A presiedere il fondo sarà Zhang Xin, un veterano del settore, ex ispettore del Ministero dell’Industria e dell’Information Technology, con competenze tecniche e capacità manageriali a cui è stato chiesto di implementare misure anti-corruzione più efficaci.
Con il suo terzo piano di sviluppo, la Cina continuerà a rafforzare la sua capacità di produzione di nodi maturi che l’ha portata a diventare il terzo polo manufatturiero al mondo, affrontando nel contempo alcuni colli di bottiglia che le impediscono di competere con le tecnologie occidentali più avanzate.
In particolare, nel settore delle macchine per la produzione di semiconduttori, dagli scanner litografici ai sistemi per la metrologia e la deposizione, l’industria cinese dipende ancora fortemente dall’estero. L’impossibilità di accedere agli impianti litografici EUV e High-NA EUV, indispensabili per la produzione di chip avanzati (≤ 5 nm) – a cui i cinesi non hanno accesso a causa delle restrizioni occidentali – rischia di accrescere nei prossimi anni il divario tecnologico con le aziende occidentali.
La Cina è anche in ritardo nel software di progettazione, nel packaging avanzato e nelle memorie HBM ad elevata larghezza di banda, settori che, insieme ai chip avanzati, stanno guidando la corsa all’intelligenza artificiale, il nuovo Eldorado dell’industria dei semiconduttori.

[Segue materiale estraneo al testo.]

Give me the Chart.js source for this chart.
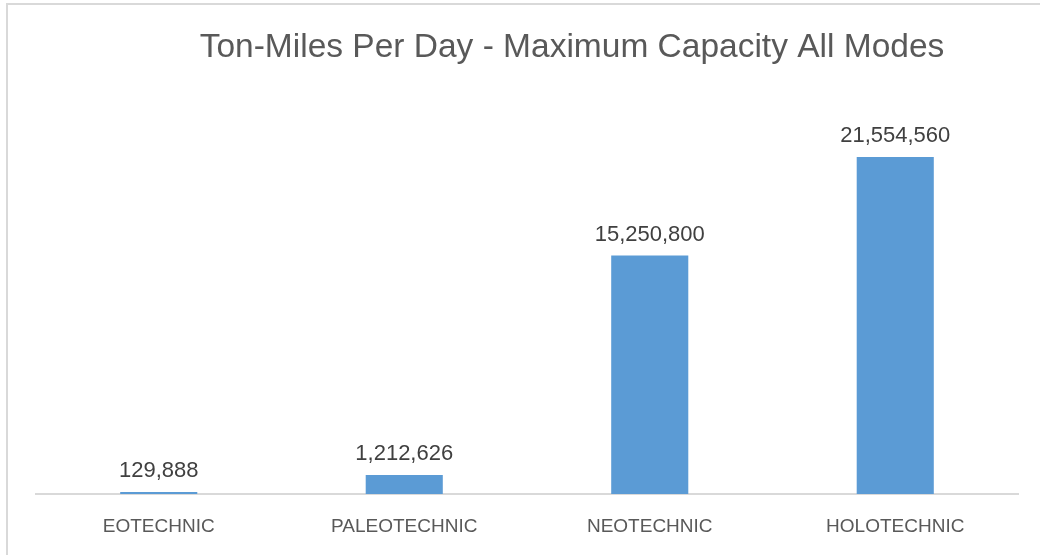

Per contro, l’eccessiva capacità produttiva nei nodi maturi rischia di destabilizzare i mercati globali, con una guerra dei prezzi che alla fine potrebbe ritorcersi contro la stessa industria cinese.
Per queste ragioni, il terzo pianto di sviluppo al via in questi giorni appare molto più complesso dei primi due, anche alla luce delle risposte che stanno arrivando dalle altre aree del mondo, in particolare dagli Stati Uniti, dal Giappone e dalla Corea del Sud, che stanno rilanciano le loro capacità produttive con consistenti contributi pubblici. Senza considerare le restrizione all’esportazione di tecnologie occidentali verso la Cina, destinate a crescere all’aumentare del livello tecnologico dello scontro tra le due superpotenze.